Gerakan perlawanan kampus terus menggema setelah dua tahun pengesahan UU Cipta Kerja. Sejumlah akademikus menyatakan prihatin terhadap kualitas demokrasi yang menurun dan sikap Jokowi yang disinyalir partisan terhadap salah satu kontestan Pemilu 2024.
Apalagi putusan Mahkamah Konstitusi memberi peluang bagi Gibran Rakabuming Raka, anak sulung Jokowi, melenggang dalam kontestasi Pemilu 2024 sebagai wakil presiden mendampingi Prabowo Subianto. Presiden pun terang-terangan menyatakan boleh berpihak dan berkampanye. Sikap ini dinilai ambigu karena sebelumnya dia meminta aparatur sipil negara bersikap netral.
Sikap politik Jokowi itu menuai kritik yang meluas. Pada pengujung Januari, sejumlah guru besar, dosen, dan mahasiswa Universitas Gadjah Mada menyampaikan Petisi Bulaksumur. Dalam petisi tersebut, mereka menegur Jokowi ihwal tindakan-tindakan yang menyimpang yang terjadi pada masa pemerintahannya. Gerakan ini meluas dan diikuti oleh sejumlah kampus, seperti Universitas Indonesia, Universitas Padjadjaran, Universitas Hasanuddin, Universitas Islam Indonesia, dan Universitas Andalas, dalam pekan ini hingga pekan-pekan mendatang.
Susi Dwi Harijanti mengatakan gerakan perlawanan di Universitas Padjadjaran yang dinamai “Seruan Padjajaran” ini lahir sebagai bentuk keprihatinan kampus terhadap dinamika dan kondisi demokrasi saat ini, misalnya Indeks Persepsi Korupsi yang stagnan dan pernyataan Presiden soal izin berkampanye. “Atau bahkan putusan MK yang meloloskan Gibran. Ini semua bukti bagaimana demokrasi kita tengah dihancurkan."

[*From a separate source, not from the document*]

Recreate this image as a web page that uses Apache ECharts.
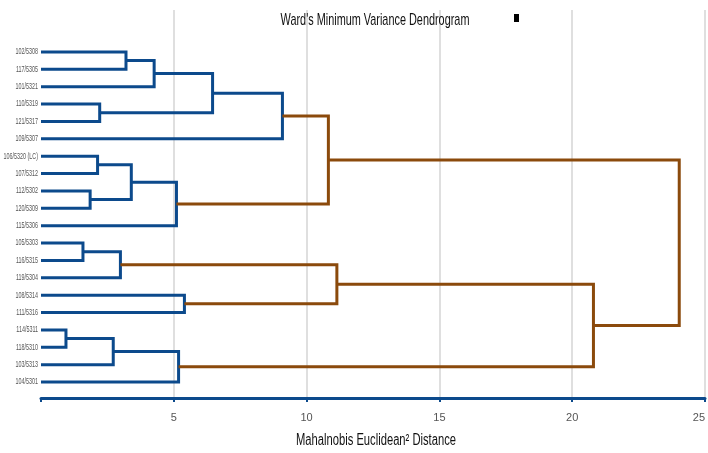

Seruan perlawanan Universitas Padjadjaran dan kampus lainnya, kata Susi, lahir untuk mempertahankan demokrasi dan mengawal proses pemilu berjalan secara bersih. Para guru besar mendesak Jokowi dan sejumlah pejabat negara lainnya menjunjung tinggi etika dan norma hukum yang bersandar pada Pancasila dan Undang-Undang Dasar 1945. “Presiden dan elite politik harus menjadi contoh kepatuhan terhadap hukum dan etika,” ujarnya. Susi menambahkan, pemerintah beserta aparaturnya harus hadir sebagai pengayom, penjaga, dan fasilitator pelaksanaan demokrasi yang sedang berlangsung agar integritas dan martabat demokrasi tetap terjaga.